SET EXERCISE
Leave out all pictures. Return exactly the lines from the top of the material through the line containing "return 1 - py / H".

STORED DATA
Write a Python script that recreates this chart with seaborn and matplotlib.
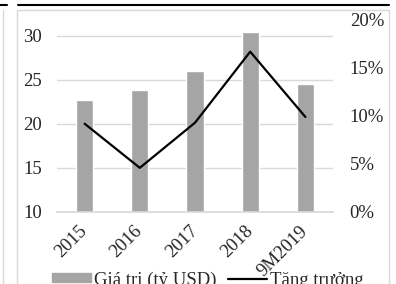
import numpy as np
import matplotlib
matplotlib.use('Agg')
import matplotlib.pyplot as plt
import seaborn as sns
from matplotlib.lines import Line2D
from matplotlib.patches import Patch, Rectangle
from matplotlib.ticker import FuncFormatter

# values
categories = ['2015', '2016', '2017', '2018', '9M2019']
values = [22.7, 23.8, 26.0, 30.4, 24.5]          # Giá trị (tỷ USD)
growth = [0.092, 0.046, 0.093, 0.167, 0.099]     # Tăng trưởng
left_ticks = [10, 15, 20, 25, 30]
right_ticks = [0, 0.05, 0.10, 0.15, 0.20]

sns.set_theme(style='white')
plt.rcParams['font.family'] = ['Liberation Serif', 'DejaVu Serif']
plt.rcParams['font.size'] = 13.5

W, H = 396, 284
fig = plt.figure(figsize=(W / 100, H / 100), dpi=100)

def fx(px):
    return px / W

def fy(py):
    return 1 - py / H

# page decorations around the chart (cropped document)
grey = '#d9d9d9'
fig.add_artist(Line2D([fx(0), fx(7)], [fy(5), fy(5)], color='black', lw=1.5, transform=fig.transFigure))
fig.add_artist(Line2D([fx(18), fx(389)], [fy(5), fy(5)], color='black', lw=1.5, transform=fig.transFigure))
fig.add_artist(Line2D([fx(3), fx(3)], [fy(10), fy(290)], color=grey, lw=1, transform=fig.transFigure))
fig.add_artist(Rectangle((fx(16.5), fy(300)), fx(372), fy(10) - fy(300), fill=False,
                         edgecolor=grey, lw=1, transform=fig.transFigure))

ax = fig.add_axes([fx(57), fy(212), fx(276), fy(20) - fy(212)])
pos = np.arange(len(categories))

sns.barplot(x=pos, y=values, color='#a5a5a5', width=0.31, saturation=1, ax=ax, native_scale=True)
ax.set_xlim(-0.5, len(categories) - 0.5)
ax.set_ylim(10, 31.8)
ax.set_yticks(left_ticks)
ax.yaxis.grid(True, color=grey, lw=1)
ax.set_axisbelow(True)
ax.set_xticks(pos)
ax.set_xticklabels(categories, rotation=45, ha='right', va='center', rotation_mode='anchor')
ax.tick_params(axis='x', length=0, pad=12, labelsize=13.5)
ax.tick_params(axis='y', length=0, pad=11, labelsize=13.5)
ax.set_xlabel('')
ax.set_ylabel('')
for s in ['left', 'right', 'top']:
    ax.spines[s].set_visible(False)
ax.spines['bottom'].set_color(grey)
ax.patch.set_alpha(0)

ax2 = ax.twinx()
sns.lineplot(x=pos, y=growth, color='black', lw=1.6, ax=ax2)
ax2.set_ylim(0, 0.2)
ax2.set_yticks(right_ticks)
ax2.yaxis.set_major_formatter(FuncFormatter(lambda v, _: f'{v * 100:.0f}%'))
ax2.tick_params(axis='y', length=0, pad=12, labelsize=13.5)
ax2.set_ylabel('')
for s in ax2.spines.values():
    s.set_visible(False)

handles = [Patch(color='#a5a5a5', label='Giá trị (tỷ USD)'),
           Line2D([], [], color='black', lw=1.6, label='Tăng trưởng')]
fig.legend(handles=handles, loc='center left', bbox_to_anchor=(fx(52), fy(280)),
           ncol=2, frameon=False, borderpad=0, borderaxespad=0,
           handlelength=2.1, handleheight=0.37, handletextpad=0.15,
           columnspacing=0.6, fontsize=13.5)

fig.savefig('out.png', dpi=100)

THE COMPLETED TASK
Write a Python script that recreates this chart with seaborn and matplotlib.
import numpy as np
import matplotlib
matplotlib.use('Agg')
import matplotlib.pyplot as plt
import seaborn as sns
from matplotlib.lines import Line2D
from matplotlib.patches import Patch, Rectangle
from matplotlib.ticker import FuncFormatter

# values
categories = ['2015', '2016', '2017', '2018', '9M2019']
values = [22.7, 23.8, 26.0, 30.4, 24.5]          # Giá trị (tỷ USD)
growth = [0.092, 0.046, 0.093, 0.167, 0.099]     # Tăng trưởng
left_ticks = [10, 15, 20, 25, 30]
right_ticks = [0, 0.05, 0.10, 0.15, 0.20]

sns.set_theme(style='white')
plt.rcParams['font.family'] = ['Liberation Serif', 'DejaVu Serif']
plt.rcParams['font.size'] = 13.5

W, H = 396, 284
fig = plt.figure(figsize=(W / 100, H / 100), dpi=100)

def fx(px):
    return px / W

def fy(py):
    return 1 - py / H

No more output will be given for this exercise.